On 11/6/2009 20:16, Mike Bush wrote:
> 2009/6/10 Daniel Cheng<j16sdiz+freenet at gmail.com>:
[...]
>>
>> This is yet another reason to split the<site> part out.
>
> I've built 2 indexes to find the space saving from separating keys
> from words as well,
> for an index> 16000 keys with 256 subindices :
>
> The normal index with keys integrated in files>400MB
> With keys in a separate key index(3MB) it totals 160MB
>
> Of course the difference wouldn't be so large if the index wasn't
> separated into so many pieces.
>
> One thing I worried about was that the file index would get very
> large, but even for the key index to be bigger than one of wanna's
> subindexes it would contain> 320000 keys.

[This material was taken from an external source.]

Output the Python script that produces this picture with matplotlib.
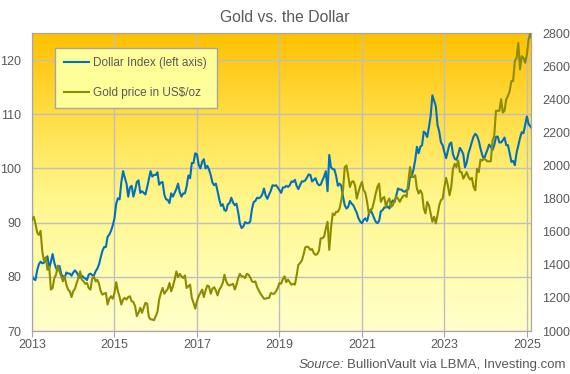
import numpy as np
import matplotlib.pyplot as plt
from matplotlib.colors import LinearSegmentedColormap

plt.rcParams['font.family'] = ['Liberation Sans', 'DejaVu Sans']

# semi-monthly readings, Jan 2013 (1st half) to Feb 2025 (2nd half)
start_year = 2013
dollar_index = [
    # 2013
    80.2, 79.6, 79.4, 81.2, 82.3, 82.8, 82.5, 82.6, 83.2, 83.8, 81.5, 82.8,
    84.2, 82.6, 81.6, 81.2, 82.0, 80.5, 80.1, 79.8, 80.8, 80.6, 80.6, 80.2,
    # 2014
    80.8, 81.2, 80.8, 80.2, 79.8, 80.2, 79.9, 79.7, 79.4, 80.4, 80.6, 80.3,
    80.2, 81.0, 81.5, 82.3, 83.6, 84.8, 85.5, 85.5, 87.4, 87.8, 88.5, 89.5,
    # 2015
    90.8, 93.5, 94.5, 94.3, 97.5, 99.5, 98.3, 97.2, 94.8, 96.5, 96.8, 94.8,
    96.0, 97.5, 97.8, 95.5, 95.8, 95.5, 95.2, 96.5, 98.0, 99.5, 98.5, 98.8,
    # 2016
    98.8, 99.3, 97.0, 97.4, 97.5, 95.2, 94.3, 94.2, 93.6, 95.4, 94.8, 95.5,
    96.2, 97.2, 95.6, 94.8, 95.4, 95.4, 96.7, 98.7, 98.2, 101.0, 101.0, 102.8,
    # 2017
    102.6, 100.7, 100.0, 101.2, 101.7, 100.0, 100.5, 99.8, 98.8, 97.4, 96.9, 97.2,
    95.8, 94.3, 93.1, 93.4, 92.3, 92.2, 93.4, 93.6, 94.6, 93.7, 93.2, 93.5,
    # 2018
    91.9, 89.8, 89.0, 89.3, 90.1, 89.9, 89.9, 90.2, 92.5, 93.8, 94.0, 94.6,
    94.5, 94.7, 95.2, 96.3, 95.0, 94.4, 95.2, 95.9, 96.9, 96.8, 96.9, 96.5,
    # 2019
    96.0, 95.5, 96.5, 96.5, 96.8, 96.6, 96.9, 97.6, 97.5, 97.9, 96.8, 96.2,
    96.9, 97.6, 97.6, 97.8, 98.3, 98.9, 98.8, 97.6, 97.9, 98.2, 97.3, 96.9,
    # 2020
    97.0, 97.8, 98.5, 99.5, 95.8, 102.5, 100.2, 99.9, 99.8, 98.6, 96.8, 97.2,
    96.8, 94.8, 93.2, 92.6, 92.9, 94.0, 93.5, 93.2, 92.5, 91.8, 90.8, 90.2,
    # 2021
    89.9, 90.5, 90.8, 90.3, 91.5, 92.4, 91.7, 90.9, 90.2, 89.9, 90.3, 92.1,
    92.3, 92.8, 92.8, 93.0, 92.6, 93.6, 94.1, 93.8, 95.0, 96.3, 96.1, 96.1,
    # 2022
    95.8, 95.7, 96.0, 96.2, 98.5, 98.5, 99.8, 101.5, 104.0, 102.8, 104.0, 104.3,
    106.8, 106.5, 105.8, 107.6, 109.7, 113.5, 112.5, 111.5, 108.0, 106.8, 104.8, 104.3,
    # 2023
    103.0, 101.9, 103.2, 104.5, 104.8, 102.6, 101.8, 101.6, 102.5, 103.8, 103.3, 102.6,
    100.2, 101.1, 102.8, 103.8, 104.9, 105.9, 106.4, 106.0, 105.1, 103.7, 102.5, 101.7,
    # 2024
    102.6, 103.4, 104.4, 104.0, 103.4, 104.3, 105.8, 105.9, 104.8, 104.8, 105.2, 105.7,
    104.3, 104.3, 102.8, 101.2, 101.4, 100.6, 102.9, 104.2, 105.6, 106.7, 106.5, 108.0,
    # 2025
    109.6, 108.2, 107.8, 107.3,
]

gold_price = [
    # 2013
    1670, 1690, 1650, 1595, 1580, 1605, 1480, 1420, 1445, 1370, 1390, 1250,
    1260, 1320, 1340, 1395, 1360, 1330, 1300, 1330, 1280, 1250, 1240, 1205,
    # 2014
    1240, 1255, 1290, 1320, 1360, 1310, 1300, 1285, 1290, 1260, 1250, 1315,
    1330, 1300, 1310, 1285, 1240, 1220, 1225, 1230, 1160, 1195, 1210, 1195,
    # 2015
    1230, 1295, 1240, 1205, 1160, 1190, 1200, 1190, 1205, 1210, 1180, 1175,
    1150, 1090, 1110, 1140, 1110, 1140, 1170, 1165, 1085, 1070, 1070, 1065,
    # 2016
    1090, 1115, 1190, 1230, 1260, 1225, 1240, 1255, 1290, 1240, 1270, 1310,
    1360, 1325, 1345, 1330, 1320, 1335, 1260, 1270, 1280, 1200, 1170, 1135,
    # 2017
    1180, 1210, 1230, 1250, 1205, 1245, 1275, 1270, 1225, 1255, 1265, 1245,
    1215, 1250, 1265, 1290, 1340, 1300, 1280, 1275, 1280, 1285, 1250, 1280,
    # 2018
    1320, 1345, 1330, 1330, 1320, 1345, 1340, 1325, 1300, 1295, 1300, 1265,
    1245, 1225, 1210, 1195, 1195, 1200, 1200, 1230, 1225, 1225, 1240, 1260,
    # 2019
    1290, 1285, 1315, 1330, 1295, 1310, 1295, 1280, 1285, 1280, 1335, 1400,
    1410, 1425, 1460, 1505, 1510, 1505, 1490, 1495, 1470, 1460, 1465, 1485,
    # 2020
    1560, 1560, 1570, 1620, 1660, 1490, 1620, 1710, 1700, 1720, 1720, 1740,
    1790, 1850, 1990, 2000, 1940, 1870, 1900, 1905, 1880, 1800, 1840, 1875,
    # 2021
    1900, 1850, 1835, 1780, 1710, 1730, 1740, 1780, 1830, 1870, 1890, 1780,
    1800, 1810, 1750, 1785, 1800, 1750, 1760, 1790, 1810, 1800, 1780, 1800,
    # 2022
    1815, 1820, 1810, 1900, 1990, 1930, 1930, 1940, 1860, 1830, 1850, 1830,
    1740, 1710, 1780, 1760, 1710, 1660, 1690, 1650, 1700, 1760, 1790, 1800,
    # 2023
    1870, 1925, 1880, 1820, 1870, 1980, 2010, 1990, 2030, 1960, 1960, 1920,
    1940, 1960, 1930, 1915, 1925, 1870, 1850, 1980, 1960, 2035, 2030, 2040,
    # 2024
    2035, 2025, 2025, 2025, 2150, 2180, 2330, 2330, 2330, 2400, 2320, 2330,
    2400, 2420, 2450, 2510, 2510, 2630, 2650, 2740, 2580, 2660, 2650, 2620,
    # 2025
    2670, 2760, 2800, 2760,
]

x = start_year + np.arange(len(dollar_index)) / 24.0

grey = '#595959'
fig = plt.figure(figsize=(5.70, 3.74), dpi=100)
ax = fig.add_axes([32 / 570, 1 - 331 / 374, (531 - 32) / 570, (331 - 33) / 374])
ax2 = ax.twinx()

# orange-to-pale-yellow background
bg = LinearSegmentedColormap.from_list('bg', [
    (0.0, '#FFC000'), (0.3, '#FFE04A'), (0.55, '#FFF68A'), (0.8, '#FFFDB0'), (1.0, '#FFFFCC')])
ax.imshow(np.linspace(0, 1, 256).reshape(-1, 1), cmap=bg, aspect='auto',
          extent=[0, 1, 0, 1], transform=ax.transAxes, zorder=0)
ax.patch.set_visible(False)

ax.plot(x, dollar_index, color='#0070C0', lw=1.5, label='Dollar Index (left axis)', zorder=3)
ax2.plot(x, gold_price, color='#8C8C00', lw=1.5, label='Gold price in US$/oz', zorder=3)

ax.set_xlim(2013, 2025.1)
ax.set_ylim(70, 125)
ax2.set_ylim(1000, 2800)
ax.set_xticks(range(2013, 2026, 2))
ax.set_yticks(range(70, 121, 10))
ax2.set_yticks(range(1000, 2801, 200))

ax.set_axisbelow(True)
ax.grid(True, color='#BFBFBF', lw=1)
for a in (ax, ax2):
    for s in a.spines.values():
        s.set_color('#A6A6A6')
ax.tick_params(axis='x', length=4, color='#A6A6A6', labelsize=9, labelcolor=grey, pad=2)
ax.tick_params(axis='y', length=0, labelsize=9, labelcolor=grey, pad=8)
ax2.tick_params(axis='y', length=0, labelsize=9, labelcolor=grey, pad=8)

h1, l1 = ax.get_legend_handles_labels()
h2, l2 = ax2.get_legend_handles_labels()
leg = ax2.legend(h1 + h2, l1 + l2, loc='upper left', bbox_to_anchor=(0.046, 0.95),
                 borderaxespad=0, fontsize=8.5, labelcolor=grey, frameon=True, fancybox=False,
                 facecolor='#FFFF99', edgecolor='#A6A6A6', framealpha=1,
                 labelspacing=1.5, handlelength=2.1, handletextpad=0.35, borderpad=0.8)
leg.get_frame().set_linewidth(1)

fig.text(0.5, 1 - 18 / 374, 'Gold vs. the Dollar', ha='center', va='center',
         fontsize=11.3, color=grey)
fig.text(0.992, 1 - 365 / 374, 'BullionVault via LBMA, Investing.com', ha='right', va='center',
         fontsize=9.5, color=grey)
src = fig.text(0, 0, 'Source:', fontsize=9.5, color=grey, style='italic')

fig.canvas.draw()
# place the italic "Source:" right before the regular part
r = fig.texts[1].get_window_extent()
w = src.get_window_extent().width
src.set_position(((r.x0 - w - 3) / fig.bbox.width, 1 - 365 / 374))
src.set_va('center')

fig.savefig('out.png', dpi=100)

How many keys do very large
> indexes have?
For a starter idea,
try to split the <site> into multiple files..
site_XXXX.xml
where
XXXX is the prefix of MD5( SSK@/CHK@ of the site )
take the MD5 of the key, but _NOT THE DOC PATH_.
This would have the following advantage:
- the file would compress better
- USK@ edition would be grouped together
* USK Edition based magics are easier.
* Words across multiple edition would look simliar,
grouping means lessor site file to fetch
>
> MikeB